The Piping Plovers that nest at “B” Lot and other oceanside beaches at Sandy Hook do so under almost ideal conditions, at least until Memorial Day Weekend, when beachgoers arrive.
Before then, they court, bond and set up housekeeping in relative isolation. Clamshells and pebbles populate the landscape; bits of driftwood and beachgrass offer them cover.
Save the occasional wayward Lab that can’t resist a dip in their private ocean.
(Dogs are not allowed on oceanside beaches during nesting season. Many people ignore this rule.)

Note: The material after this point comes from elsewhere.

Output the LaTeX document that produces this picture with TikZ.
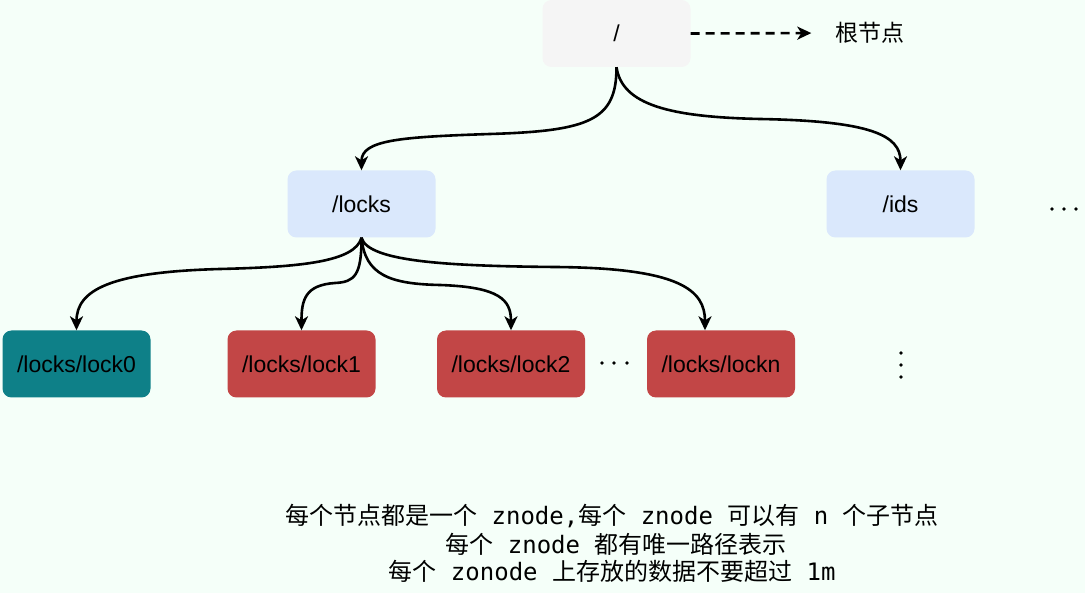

The northernmost tip of Sandy Hook, by contrast, is like another world… beachgoers rarely wander this far; the beach outside the plovers’ protected nesting area is littered with debris…
Piping Plovers, Least Terns, Skimmers, Oystercatchers… they all nest here, in privacy, in the middle of the garbage that washes, butt up, on their doorstep.
Far above the tide line, they carve out their nest scrapes among the scattered wrack and shells; they shelter their young in the shadow of discarded tv sets…
rusted oxygen(?) tanks…
This last is kinda gross – don’t look!
and decomposing dogs washed ashore from God-knows-where.
(I never did find any Plovers here… but the 8-10 reported recently had plenty of places to hide!)
I think we owe them better; I believe the cost of privacy for endangered and threatened species shouldn’t be as high as this!
Every bit of garbage ends up somewhere… we all know this. A lot of NYC trash ends up at Sandy Hook. This needn’t be so.
Clean Ocean Action sponsors regular beach sweeps… the next at Sandy Hook is scheduled for April 30, 2011!
(Our newly returned Osprey will thank you for a more beautiful landscape over which to hunt flounder!)
Piping Plovers deserve at least as clean a beach as we expect for ourselves, don’t you think?